Mediacom also plans to begin rolling out telephony service — called Mediacom Digital Phone — in the second quarter.

The Middletown, N.Y.-based MSO said phone service will be available to 70% of its total households by the second quarter of 2006.

Mediacom plans to offer telephony at three price points. The first, for customers that take at least one other Mediacom service, would be $39.95 per month, including unlimited local and long distance service, voice mail, three-way calling, whole-house wiring and in-home battery backup capability.

Pascarelli said Mediacom’s phone service, while IP-based, would not be carried over the public Internet like other offerings from companies like Vonage Holdings Corp.
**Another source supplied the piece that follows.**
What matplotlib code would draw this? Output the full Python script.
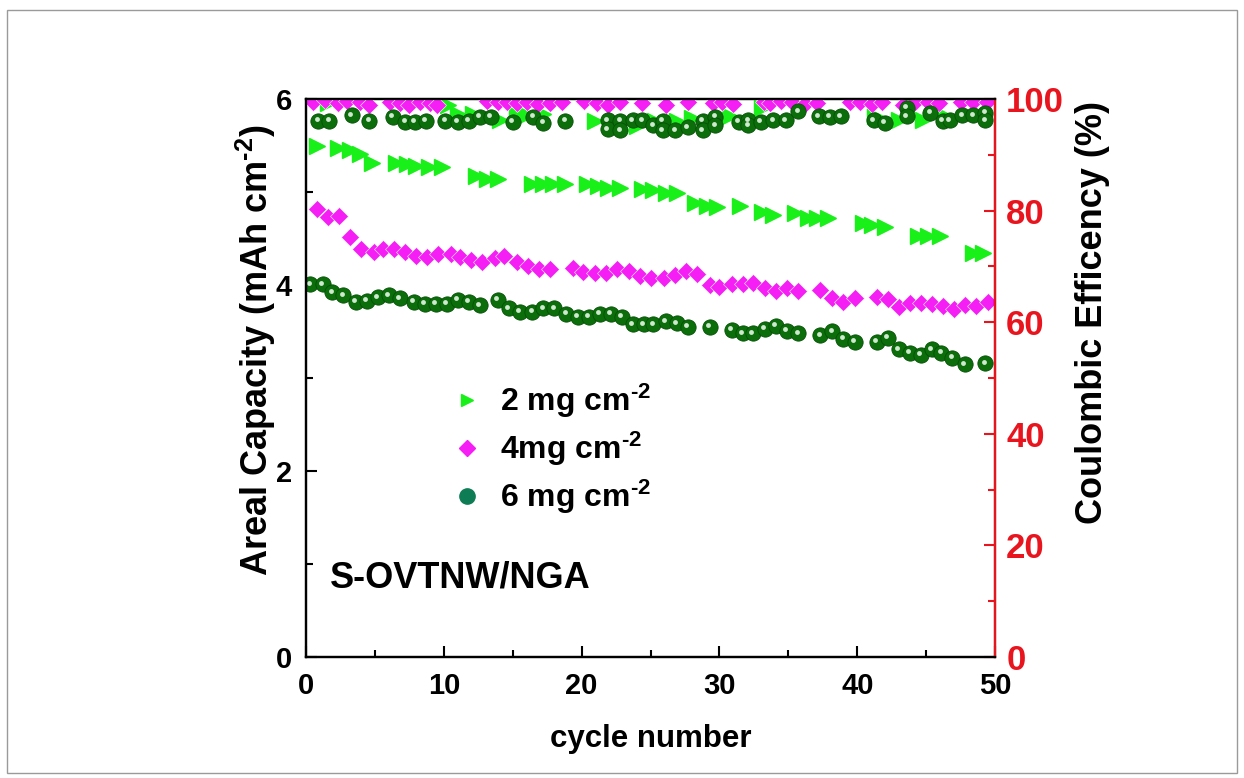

Mediacom signed a deal last year with Sprint Corp. to provide the backbone network for the voice service.

“So when you hear price points from the Vonages of the world, we won’t be matching them,” Pascarelli said on the conference call. “Our competition is the local incumbent.”

Citigroup Smith Barney cable and satellite analyst Niraj Gupta wrote in a report that Mediacom should do well with phone service, given low exposure to regional Bell operating company competition.
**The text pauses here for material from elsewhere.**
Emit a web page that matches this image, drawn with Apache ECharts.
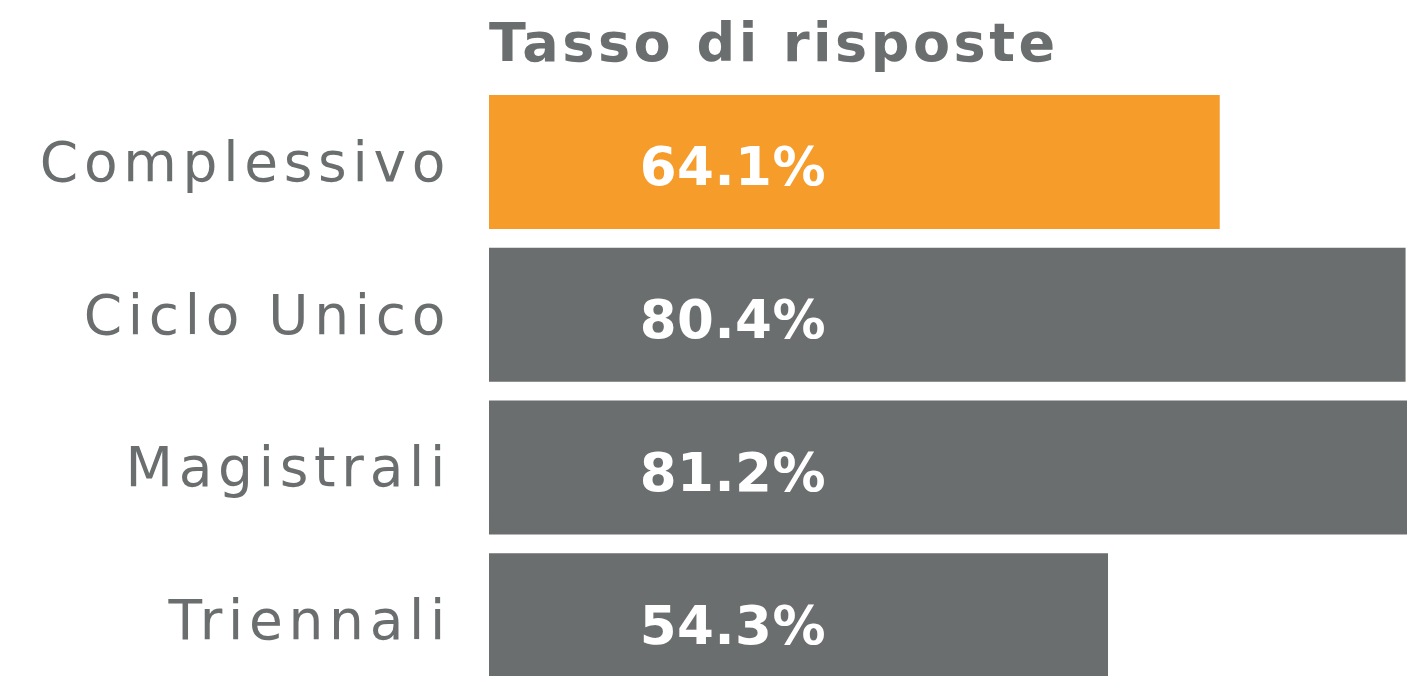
<!DOCTYPE html>
<html>
<head>
<meta charset="utf-8">
<script src="https://cdn.jsdelivr.net/npm/echarts@6/dist/echarts.min.js"></script>
<style>
  html, body { margin: 0; padding: 0; background: #ffffff; }
  #chart { width: 1407px; height: 676px; }
  /* letter spacing of the original typography */
  #chart text[style*="55px"] { letter-spacing: 5.7px; }
  #chart text[style*="54px"] { letter-spacing: 3.5px; }
  #chart text[style*="53px"] { letter-spacing: 0.5px; }
</style>
</head>
<body>
<div id="chart"></div>
<script>
const titleText = 'Tasso di risposte';
const categories = ['Complessivo', 'Ciclo Unico', 'Magistrali', 'Triennali'];
const responseRates = [64.1, 80.4, 81.2, 54.3];
const highlightCategory = 'Complessivo';

const ORANGE = '#f69c2a';
const GREY = '#6b6e6e';

const chart = echarts.init(document.getElementById('chart'), null, { renderer: 'svg' });

chart.setOption({
  animation: false,
  backgroundColor: '#ffffff',
  title: {
    text: titleText,
    left: 489,
    top: 15,
    padding: 0,
    textStyle: {
      fontFamily: 'DejaVu Sans',
      fontWeight: 'bold',
      fontSize: 54,
      color: GREY
    }
  },
  grid: {
    left: 489,
    width: 1140,
    top: 85.6,
    height: 611,
    containLabel: false,
    outerBoundsMode: 'none'
  },
  xAxis: {
    type: 'value',
    min: 0,
    max: 100,
    show: false
  },
  yAxis: {
    type: 'category',
    inverse: true,
    data: categories,
    axisLine: { show: false },
    axisTick: { show: false },
    splitLine: { show: false },
    axisLabel: {
      margin: 38,
      padding: [8, 0, 0, 0],
      fontFamily: 'DejaVu Sans',
      fontSize: 55,
      color: GREY
    }
  },
  series: [{
    type: 'bar',
    data: responseRates,
    barWidth: 134,
    itemStyle: {
      color: (p) => categories[p.dataIndex] === highlightCategory ? ORANGE : GREY
    },
    label: {
      show: true,
      position: [337, '50%'],
      align: 'right',
      verticalAlign: 'middle',
      offset: [0, 5],
      formatter: (p) => p.value.toFixed(1) + '%',
      fontFamily: 'DejaVu Sans',
      fontWeight: 'bold',
      fontSize: 53,
      color: '#ffffff'
    }
  }]
});
</script>
</body>
</html>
Gupta estimated 30% of Mediacom’s territory has no RBOC competition, making it an unlikely candidate for telco-video rollouts.

Mediacom’s most significant regional-telephone competitor (Qwest Communications International Inc.), with a 35% overlap, has not announced any plans for video service.

Gupta said Mediacom’s rural and secondary market footprint also should work to its advantage.

“While Mediacom’s less-clustered systems have disadvantages — lower new-service penetration, reduced scale efficiencies in marketing and ad sales, and reduced scale in rollouts of new services (VOD, telephony, etc.), we believe these characteristics also provide an excellent buffer against RBOC video competition,” Gupta wrote.


Mediacom also issued 2005 year-end guidance, expecting revenue for the full year of $1.09 billion to $1.11 billion and cash flow of $415 million to $425 million.

Capital expenditures for the year will be slightly up from the $181.4 million spent in 2004 — to between $200 million and $210 million — because of upgrades to its Florida properties due to the hurricanes in the region last year and the telephony rollout.

A big chunk of that additional capex will be used to pay for high-end set-top boxes, mainly dual HD/DVR tuners.

On the conference call, Mediacom chairman and CEO Rocco Commisso said the new boxes cost about $500 each.

“That’s a huge investment that we’re making into a home, but the consumer sees value [in it] and the consumers are staying with us once they get those HD/DVR boxes into the home — we’re seeing a significant reduction in churn once we’re able to put these HD/DVR boxes to our consumers,” Commisso said. “That is part of the reason capex shows an increase in 2005. We do expect to get more DVR boxes into customer homes and consequently, our capex will go up.”

Commisso would not elaborate on how many DVR and HDTV customers Mediacom has signed up.

Mediacom would not issue guidance concerning subscriber additions for 2005. But Commisso said that with the digital and telephony initiatives underway, and a plan to spread out rate increases more evenly throughout the year, the MSO should have better subscriber numbers than in previous years.

Mediacom had previously made its rate increases across the board in February and March. Now, the company will stretch those increases out over the course of the year.

“That should have a positive impact on subscribers,” Commisso said.